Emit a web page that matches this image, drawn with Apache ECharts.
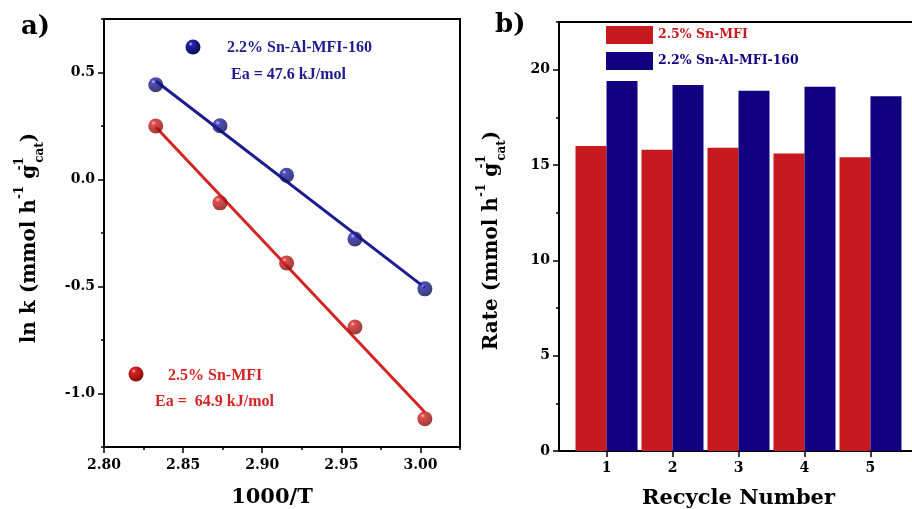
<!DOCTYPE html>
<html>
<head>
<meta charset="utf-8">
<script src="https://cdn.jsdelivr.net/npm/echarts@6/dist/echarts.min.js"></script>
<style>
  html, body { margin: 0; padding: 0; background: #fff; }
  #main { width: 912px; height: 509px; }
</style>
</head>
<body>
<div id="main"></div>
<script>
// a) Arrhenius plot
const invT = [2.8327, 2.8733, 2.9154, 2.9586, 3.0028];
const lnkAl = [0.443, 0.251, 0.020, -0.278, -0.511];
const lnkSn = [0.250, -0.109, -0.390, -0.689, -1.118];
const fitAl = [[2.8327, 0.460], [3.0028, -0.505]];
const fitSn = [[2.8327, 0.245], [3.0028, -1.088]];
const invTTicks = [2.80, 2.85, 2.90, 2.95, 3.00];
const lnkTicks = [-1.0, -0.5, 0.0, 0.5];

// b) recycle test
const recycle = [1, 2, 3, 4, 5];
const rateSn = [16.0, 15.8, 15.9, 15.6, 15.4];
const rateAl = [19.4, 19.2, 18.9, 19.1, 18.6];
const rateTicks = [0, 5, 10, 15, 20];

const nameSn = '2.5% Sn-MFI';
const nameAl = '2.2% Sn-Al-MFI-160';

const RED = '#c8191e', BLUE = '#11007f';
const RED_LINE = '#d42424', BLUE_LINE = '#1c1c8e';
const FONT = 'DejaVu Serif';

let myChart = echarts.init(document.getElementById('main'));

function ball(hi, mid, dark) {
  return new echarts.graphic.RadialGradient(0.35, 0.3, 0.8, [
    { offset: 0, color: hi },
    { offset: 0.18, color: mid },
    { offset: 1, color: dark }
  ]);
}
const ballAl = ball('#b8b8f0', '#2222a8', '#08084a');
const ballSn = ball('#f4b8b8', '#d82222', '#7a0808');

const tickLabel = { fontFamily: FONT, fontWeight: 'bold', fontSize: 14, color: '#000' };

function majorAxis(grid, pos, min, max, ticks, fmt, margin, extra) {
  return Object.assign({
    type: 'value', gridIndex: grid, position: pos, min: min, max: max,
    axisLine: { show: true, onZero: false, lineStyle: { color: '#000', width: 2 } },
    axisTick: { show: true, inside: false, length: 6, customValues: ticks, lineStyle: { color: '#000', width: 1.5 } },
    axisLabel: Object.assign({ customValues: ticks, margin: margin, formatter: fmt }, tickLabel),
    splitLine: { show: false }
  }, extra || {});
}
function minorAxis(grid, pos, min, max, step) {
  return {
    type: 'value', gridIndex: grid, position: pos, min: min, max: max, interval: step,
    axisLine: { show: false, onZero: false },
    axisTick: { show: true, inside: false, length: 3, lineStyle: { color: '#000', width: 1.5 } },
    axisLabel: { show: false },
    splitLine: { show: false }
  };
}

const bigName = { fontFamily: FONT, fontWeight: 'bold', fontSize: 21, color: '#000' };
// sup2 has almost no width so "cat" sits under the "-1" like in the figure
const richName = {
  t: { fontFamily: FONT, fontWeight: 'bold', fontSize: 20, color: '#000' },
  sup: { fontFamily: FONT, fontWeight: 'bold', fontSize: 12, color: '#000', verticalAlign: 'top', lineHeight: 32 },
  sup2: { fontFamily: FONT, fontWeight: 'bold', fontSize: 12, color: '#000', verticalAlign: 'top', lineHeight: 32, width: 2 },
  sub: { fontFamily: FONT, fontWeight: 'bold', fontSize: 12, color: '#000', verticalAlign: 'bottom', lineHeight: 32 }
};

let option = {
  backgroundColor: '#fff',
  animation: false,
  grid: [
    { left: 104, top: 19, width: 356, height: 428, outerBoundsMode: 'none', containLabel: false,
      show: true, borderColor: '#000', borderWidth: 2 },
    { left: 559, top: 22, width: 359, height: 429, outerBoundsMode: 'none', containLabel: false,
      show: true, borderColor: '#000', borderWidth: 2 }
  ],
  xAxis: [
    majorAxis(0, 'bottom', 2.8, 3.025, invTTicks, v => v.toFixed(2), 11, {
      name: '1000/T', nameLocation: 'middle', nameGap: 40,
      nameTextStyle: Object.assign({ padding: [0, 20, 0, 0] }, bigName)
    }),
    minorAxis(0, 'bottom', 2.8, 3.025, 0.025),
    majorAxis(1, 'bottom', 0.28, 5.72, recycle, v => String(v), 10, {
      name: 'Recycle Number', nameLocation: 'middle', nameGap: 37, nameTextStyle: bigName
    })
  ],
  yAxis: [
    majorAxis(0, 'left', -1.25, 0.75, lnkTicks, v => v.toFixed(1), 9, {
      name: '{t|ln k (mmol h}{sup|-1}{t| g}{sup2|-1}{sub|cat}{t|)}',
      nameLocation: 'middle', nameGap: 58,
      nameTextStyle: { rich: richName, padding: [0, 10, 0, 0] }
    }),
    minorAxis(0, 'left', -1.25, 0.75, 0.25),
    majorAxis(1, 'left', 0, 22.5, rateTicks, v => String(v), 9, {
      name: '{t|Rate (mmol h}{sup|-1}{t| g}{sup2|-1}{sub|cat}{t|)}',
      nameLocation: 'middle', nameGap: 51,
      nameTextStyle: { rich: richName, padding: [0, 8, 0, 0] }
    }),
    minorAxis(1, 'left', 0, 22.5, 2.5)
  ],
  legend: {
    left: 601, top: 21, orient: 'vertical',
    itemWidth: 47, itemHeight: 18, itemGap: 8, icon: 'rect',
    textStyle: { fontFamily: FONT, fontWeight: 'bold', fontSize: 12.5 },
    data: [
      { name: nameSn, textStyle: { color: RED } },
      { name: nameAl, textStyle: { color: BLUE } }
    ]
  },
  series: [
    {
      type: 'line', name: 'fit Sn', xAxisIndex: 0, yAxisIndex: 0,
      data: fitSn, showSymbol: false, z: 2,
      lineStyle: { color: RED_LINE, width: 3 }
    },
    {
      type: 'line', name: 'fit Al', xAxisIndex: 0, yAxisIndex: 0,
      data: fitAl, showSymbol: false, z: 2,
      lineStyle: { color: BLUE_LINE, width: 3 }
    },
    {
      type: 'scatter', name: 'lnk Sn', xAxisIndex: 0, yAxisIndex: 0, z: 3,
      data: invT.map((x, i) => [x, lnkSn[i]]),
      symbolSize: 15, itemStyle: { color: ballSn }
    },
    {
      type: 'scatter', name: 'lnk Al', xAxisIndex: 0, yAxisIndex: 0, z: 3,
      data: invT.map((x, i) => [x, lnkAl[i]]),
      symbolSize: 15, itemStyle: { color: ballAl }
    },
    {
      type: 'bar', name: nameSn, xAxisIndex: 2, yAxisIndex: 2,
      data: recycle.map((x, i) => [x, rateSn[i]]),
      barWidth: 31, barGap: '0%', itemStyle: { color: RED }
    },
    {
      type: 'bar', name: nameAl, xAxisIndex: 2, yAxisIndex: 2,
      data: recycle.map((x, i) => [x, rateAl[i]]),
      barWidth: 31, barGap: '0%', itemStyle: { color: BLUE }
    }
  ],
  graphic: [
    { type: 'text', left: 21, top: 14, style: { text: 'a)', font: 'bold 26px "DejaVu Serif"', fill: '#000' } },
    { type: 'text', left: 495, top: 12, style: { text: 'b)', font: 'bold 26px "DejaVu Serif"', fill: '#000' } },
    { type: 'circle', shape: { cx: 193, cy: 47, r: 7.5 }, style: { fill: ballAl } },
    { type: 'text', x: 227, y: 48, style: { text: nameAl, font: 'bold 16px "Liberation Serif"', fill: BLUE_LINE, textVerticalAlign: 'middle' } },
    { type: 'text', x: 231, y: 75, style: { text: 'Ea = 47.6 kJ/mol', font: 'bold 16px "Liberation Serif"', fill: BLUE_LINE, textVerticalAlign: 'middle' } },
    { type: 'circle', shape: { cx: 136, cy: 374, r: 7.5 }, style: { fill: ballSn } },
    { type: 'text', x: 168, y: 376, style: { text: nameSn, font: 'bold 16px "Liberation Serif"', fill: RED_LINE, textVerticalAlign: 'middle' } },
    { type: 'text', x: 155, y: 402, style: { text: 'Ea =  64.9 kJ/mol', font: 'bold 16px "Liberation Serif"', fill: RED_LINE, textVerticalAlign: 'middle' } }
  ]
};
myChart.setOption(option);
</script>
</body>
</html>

◆ WRITTEN EXERCISE ◆
Leave the pictures out and please restate exactly the lines running from the start of the material through the one with "const ballSn = ball('#f4b8b8', '#d82222', '#7a0808');".

◆ REPLY ◆
Emit a web page that matches this image, drawn with Apache ECharts.
<!DOCTYPE html>
<html>
<head>
<meta charset="utf-8">
<script src="https://cdn.jsdelivr.net/npm/echarts@6/dist/echarts.min.js"></script>
<style>
  html, body { margin: 0; padding: 0; background: #fff; }
  #main { width: 912px; height: 509px; }
</style>
</head>
<body>
<div id="main"></div>
<script>
// a) Arrhenius plot
const invT = [2.8327, 2.8733, 2.9154, 2.9586, 3.0028];
const lnkAl = [0.443, 0.251, 0.020, -0.278, -0.511];
const lnkSn = [0.250, -0.109, -0.390, -0.689, -1.118];
const fitAl = [[2.8327, 0.460], [3.0028, -0.505]];
const fitSn = [[2.8327, 0.245], [3.0028, -1.088]];
const invTTicks = [2.80, 2.85, 2.90, 2.95, 3.00];
const lnkTicks = [-1.0, -0.5, 0.0, 0.5];

// b) recycle test
const recycle = [1, 2, 3, 4, 5];
const rateSn = [16.0, 15.8, 15.9, 15.6, 15.4];
const rateAl = [19.4, 19.2, 18.9, 19.1, 18.6];
const rateTicks = [0, 5, 10, 15, 20];

const nameSn = '2.5% Sn-MFI';
const nameAl = '2.2% Sn-Al-MFI-160';

const RED = '#c8191e', BLUE = '#11007f';
const RED_LINE = '#d42424', BLUE_LINE = '#1c1c8e';
const FONT = 'DejaVu Serif';

let myChart = echarts.init(document.getElementById('main'));

function ball(hi, mid, dark) {
  return new echarts.graphic.RadialGradient(0.35, 0.3, 0.8, [
    { offset: 0, color: hi },
    { offset: 0.18, color: mid },
    { offset: 1, color: dark }
  ]);
}
const ballAl = ball('#b8b8f0', '#2222a8', '#08084a');
const ballSn = ball('#f4b8b8', '#d82222', '#7a0808');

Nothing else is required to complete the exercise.